1.)  I am a teacher.  This means I teach students.  My subject is Spanish, but that's almost incidental.  What my students learn from me may well be something other than Spanish, but they should be learning from me.  Since I am teaching Spanish, they should learn things like communication strategies, how to learn vocabulary, how to study a culture and live in it (in certain instances), things like that.  As I alluded to above, I think I'm pretty good at teaching my students other things--it was once suggested to me that I'm more of a philosophy teacher than a Spanish teacher.    This was simultaneously a great compliment (to me--a great insult to actual philosophy teachers), and a heartbreaking strike against my actual job.

2.)  1st-year Spanish classes should be conducted in Spanish, 80% or more of the time.  After that, they should always be in Spanish.  (I don't remember where I got the 80% number.  If I find it, I'll cite my source later.)  I'm not good at this.  I speak maybe 10 minutes of Spanish in a 60-minute class.  That's like 16%.

3.)  In order to run a class entirely in Spanish, the students need to have a very strong sense of community, and an ability to self-direct their learning.  These things do not happen by accident.  I'm not great at this, either.  I've focused really hard on making this happen on purpose, and it hasn't stuck as well as I'd hoped

4.)  Early-level Spanish classes should focus on speaking communication, with reading and writing as support structures.  I do this fairly well, in that we don't do that many writing activities without a fair amount of speaking to go along with it.

5.)  Higher-order thinking skills and social justice are important elements of a world language class.  I'm getting better at this, but I'm pretty sure I'm sacrificing the communication aspect of class to these goals.

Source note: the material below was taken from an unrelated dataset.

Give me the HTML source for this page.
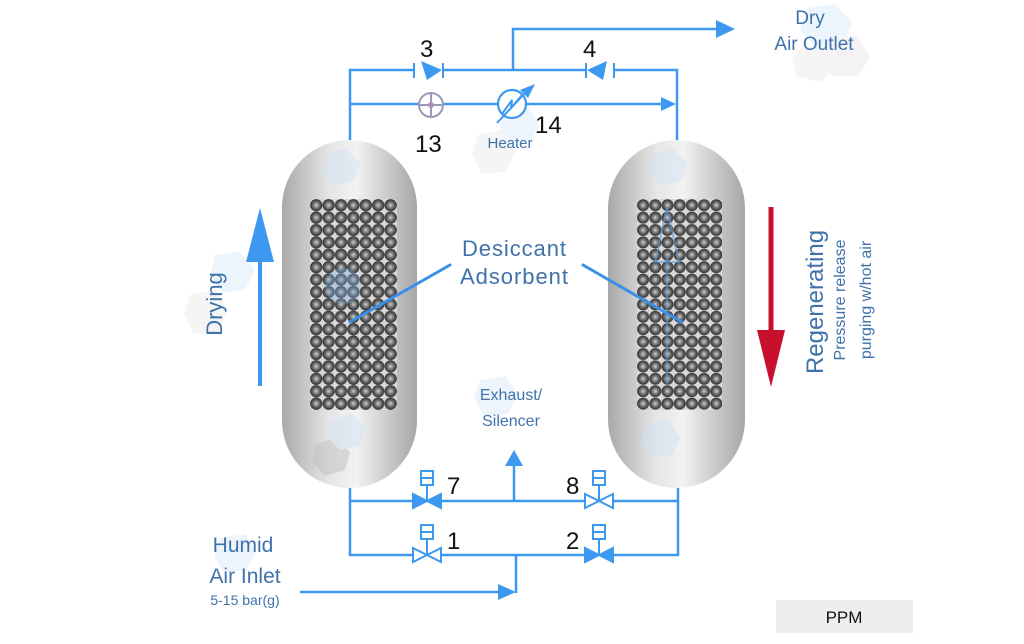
<!DOCTYPE html>
<html><head><meta charset="utf-8"><style>
html,body{margin:0;padding:0;background:#fff;}
svg{display:block;}
text{font-family:"Liberation Sans",sans-serif;}
</style></head><body>
<svg width="1024" height="644" viewBox="0 0 1024 644" xmlns="http://www.w3.org/2000/svg">
<defs>
<linearGradient id="vg" x1="0" x2="1" y1="0" y2="0">
<stop offset="0" stop-color="#a9a9a9"/><stop offset="0.35" stop-color="#e6e6e6"/><stop offset="0.55" stop-color="#f2f2f2"/><stop offset="1" stop-color="#a6a6a6"/>
</linearGradient>
<radialGradient id="bg" cx="0.5" cy="0.5" r="0.5">
<stop offset="0" stop-color="#cfcfcf"/><stop offset="0.55" stop-color="#6a6a6a"/><stop offset="1" stop-color="#2d2d2d"/>
</radialGradient>
<pattern id="beads" x="310" y="199" width="12.4" height="12.4" patternUnits="userSpaceOnUse">
<rect width="12.4" height="12.4" fill="#d8d8d8"/>
<circle cx="6.2" cy="6.2" r="6.1" fill="url(#bg)"/>
</pattern>
<pattern id="beads2" x="637" y="199" width="12.2" height="12.4" patternUnits="userSpaceOnUse">
<rect width="12.2" height="12.4" fill="#d8d8d8"/>
<circle cx="6.1" cy="6.2" r="6" fill="url(#bg)"/>
</pattern>
</defs>

<g opacity="0.5">
<polygon points="808,8 835,4 852,22 844,46 818,50 800,30" fill="#dbeafa"/>
<polygon points="830,40 856,36 870,56 858,76 832,76 822,58" fill="#e8e8e8"/>
<polygon points="800,48 826,46 836,66 820,82 796,76 792,58" fill="#ececec"/>
<polygon points="215,255 240,252 255,270 245,290 222,292 210,275" fill="#dbeafa"/>
<polygon points="190,295 215,290 228,310 218,332 194,334 184,314" fill="#ececec"/>
<polygon points="480,380 505,376 518,394 508,414 484,416 474,398" fill="#dbeafa"/>
<polygon points="478,135 503,130 516,150 506,172 482,174 472,154" fill="#ececec"/>
<polygon points="505,110 528,108 540,126 530,142 510,142 500,126" fill="#dbeafa"/>
<polygon points="220,538 245,534 256,552 246,570 224,572 214,556" fill="#dbeafa"/>
</g>

<rect x="282" y="140" width="135" height="348" rx="67.5" fill="url(#vg)"/>
<rect x="608" y="140" width="137" height="348" rx="68.5" fill="url(#vg)"/>
<g opacity="0.45">
<polygon points="325,155 345,148 360,162 355,180 335,186 322,172" fill="#cfe3f7"/>
<polygon points="652,155 672,148 687,162 682,180 662,186 649,172" fill="#cfe3f7"/>
<polygon points="315,445 335,438 350,452 345,470 325,476 312,462" fill="#bbbbbb"/>
<polygon points="645,425 668,420 680,438 672,456 650,458 640,442" fill="#cfe3f7"/>
<polygon points="330,420 352,414 366,428 360,446 340,450 326,436" fill="#cfe3f7"/>
</g>
<rect x="310" y="199" width="87" height="211" fill="url(#beads)" rx="4"/>
<rect x="637" y="199" width="85" height="211" fill="url(#beads2)" rx="4"/>
<circle cx="343" cy="286" r="18" fill="#7fb2e6" opacity="0.35"/>
<g stroke="#5b9ee0" stroke-width="2" fill="none" opacity="0.6">
<line x1="667" y1="255" x2="667" y2="385"/>
<polygon points="667,208 655,262 679,262"/>
</g>

<g stroke="#3a90e8" stroke-width="3" stroke-linecap="round">
<line x1="350" y1="322" x2="450" y2="265"/>
<line x1="583" y1="265" x2="682" y2="322"/>
</g>

<g stroke="#3d98f0" stroke-width="2.5" fill="none">
<polyline points="350,140 350,70 413,70"/>
<line x1="444" y1="70" x2="586" y2="70"/>
<polyline points="614,70 677,70 677,140"/>
<polyline points="513,70 513,29 716,29"/>
<line x1="350" y1="104" x2="664" y2="104"/>
<polyline points="350,488 350,555 413,555"/>
<line x1="350" y1="501" x2="413" y2="501"/>
<line x1="441" y1="501" x2="585" y2="501"/>
<line x1="441" y1="555" x2="585" y2="555"/>
<polyline points="678,488 678,555 613,555"/>
<line x1="678" y1="501" x2="613" y2="501"/>
<line x1="514" y1="501" x2="514" y2="464"/>
<polyline points="300,592 502,592"/>
<line x1="516" y1="555" x2="516" y2="593"/>
</g>
<g fill="#3d98f0">
<polygon points="716,20 735,29 716,38"/>
<polygon points="661,97 676,104 661,111"/>
<polygon points="505,466 514,450 523,466"/>
<polygon points="498,584 516,592 498,600"/>
</g>

<g stroke="#3d98f0" stroke-width="2" fill="#3d98f0">
<line x1="414" y1="63" x2="414" y2="78"/><line x1="443" y1="63" x2="443" y2="78"/>
<polygon points="421,61 442,70 427,80" stroke="none"/>
<line x1="586" y1="63" x2="586" y2="78"/><line x1="614" y1="63" x2="614" y2="78"/>
<polygon points="607,61 587,70 603,80" stroke="none"/>
</g>

<circle cx="431" cy="105" r="12" fill="#fff" stroke="#9a9ab8" stroke-width="2"/>
<line x1="419" y1="105" x2="443" y2="105" stroke="#9a9ab8" stroke-width="2"/>
<line x1="431" y1="93" x2="431" y2="117" stroke="#9a9ab8" stroke-width="2"/>
<circle cx="431" cy="105" r="3" fill="#b090b0"/>
<circle cx="512" cy="104" r="14" fill="#fff" stroke="#3d98f0" stroke-width="2.2"/>
<polyline points="502,114 512,100 511,108 522,95" fill="none" stroke="#3d98f0" stroke-width="2"/>
<line x1="497" y1="123" x2="525" y2="93" stroke="#3d98f0" stroke-width="2"/>
<polygon points="535,84 520,90 528,98" fill="#3d98f0"/>

<g stroke="#3d98f0" stroke-width="2">
<g transform="translate(427,501)">
<polygon points="-14,-7 0,0 -14,7" fill="#3d98f0"/><polygon points="14,-7 0,0 14,7" fill="#3d98f0"/>
<line x1="0" y1="0" x2="0" y2="-16"/><rect x="-6" y="-30" width="12" height="14" fill="#fff"/><line x1="-6" y1="-23" x2="6" y2="-23"/>
</g>
<g transform="translate(599,501)">
<polygon points="-14,-7 0,0 -14,7" fill="#fff"/><polygon points="14,-7 0,0 14,7" fill="#fff"/>
<line x1="0" y1="0" x2="0" y2="-16"/><rect x="-6" y="-30" width="12" height="14" fill="#fff"/><line x1="-6" y1="-23" x2="6" y2="-23"/>
</g>
<g transform="translate(427,555)">
<polygon points="-14,-7 0,0 -14,7" fill="#fff"/><polygon points="14,-7 0,0 14,7" fill="#fff"/>
<line x1="0" y1="0" x2="0" y2="-16"/><rect x="-6" y="-30" width="12" height="14" fill="#fff"/><line x1="-6" y1="-23" x2="6" y2="-23"/>
</g>
<g transform="translate(599,555)">
<polygon points="-14,-7 0,0 -14,7" fill="#3d98f0"/><polygon points="14,-7 0,0 14,7" fill="#3d98f0"/>
<line x1="0" y1="0" x2="0" y2="-16"/><rect x="-6" y="-30" width="12" height="14" fill="#fff"/><line x1="-6" y1="-23" x2="6" y2="-23"/>
</g>
</g>

<line x1="260" y1="386" x2="260" y2="250" stroke="#3d98f0" stroke-width="4"/>
<polygon points="246,262 260,208 274,262" fill="#3d98f0"/>
<line x1="771" y1="207" x2="771" y2="340" stroke="#c8102e" stroke-width="5"/>
<polygon points="757,330 785,330 771,387" fill="#c8102e"/>

<g font-size="24" fill="#111">
<text x="420" y="57">3</text><text x="583" y="57">4</text>
<text x="415" y="152">13</text><text x="535" y="133">14</text>
<text x="447" y="494">7</text><text x="566" y="494">8</text>
<text x="447" y="549">1</text><text x="566" y="549">2</text>
</g>

<g fill="#3f72aa">
<text x="810" y="24" font-size="19" text-anchor="middle">Dry</text>
<text x="814" y="50" font-size="19" text-anchor="middle">Air Outlet</text>
<text x="510" y="148" font-size="15" text-anchor="middle">Heater</text>
<text x="514" y="256" font-size="22" text-anchor="middle" textLength="104">Desiccant</text>
<text x="514" y="284" font-size="22" text-anchor="middle" textLength="108">Adsorbent</text>
<text x="511" y="400" font-size="16" text-anchor="middle">Exhaust/</text>
<text x="511" y="426" font-size="16" text-anchor="middle">Silencer</text>
<text x="243" y="552" font-size="21" text-anchor="middle">Humid</text>
<text x="245" y="583" font-size="21" text-anchor="middle">Air Inlet</text>
<text x="245" y="605" font-size="14" text-anchor="middle">5-15 bar(g)</text>
<text transform="translate(222,304) rotate(-90)" font-size="22" text-anchor="middle">Drying</text>
<text transform="translate(823,302) rotate(-90)" font-size="24" text-anchor="middle">Regenerating</text>
<text transform="translate(845,300) rotate(-90)" font-size="16" text-anchor="middle">Pressure release</text>
<text transform="translate(871,300) rotate(-90)" font-size="16" text-anchor="middle">purging w/hot air</text>
</g>

<rect x="776" y="600" width="137" height="33" fill="#eeeeee"/>
<text x="844" y="623" font-size="17" fill="#111" text-anchor="middle">PPM</text>
</svg>
</body></html>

The thing is that I'm not sure what I'm not doing right.

Why this post?  Why now?
On Friday, Kris, our teacher coach, observed my 10th grade Spanish II class.  It wasn't an unmitigated disaster, but I think it's fair to say that it was a disaster with few mitigations.  I talked most of the hour, I did it in English, the board work was a review activity that took 15 minutes, we spent a lot of time going over classroom management issues.  I didn't get on to new learning activities until the last 20 minutes of class or so, and even then it was a listening activity.  The students didn't make it any secret of how bored they were.

This isn't the first time that happened, and every time they tell me this, I try to ramp up the next week's lesson plan.  I'm guessing I just don't understand what my class is supposed to look like, or at least how to make it happen.  This is disappointing.  The last few years, I've started the school year very excited to get started on the work.  The last few years, by the time winter break comes along, I'm demoralized, having performed tremendous amounts of work, seen no real benefit in either learning or classroom management, and with huge amounts of work (which should prove useful, but may well not) to do ahead of me.

So Kris has given me a few pointers, and I'm going to try them out this week.  She started out by suggesting I re-think my board work activity.  So we'll go from there.  Hopefully, we can get me doing what I should have done all along.  I suppose it's better that this happened now than after winter break; now I'll have time to implement a few changes and analyze them.  (This blog post took over 3 hours, over the course of 2 days, to write.  It takes some time.  This one was obviously important, but I can't afford to do it all the time.)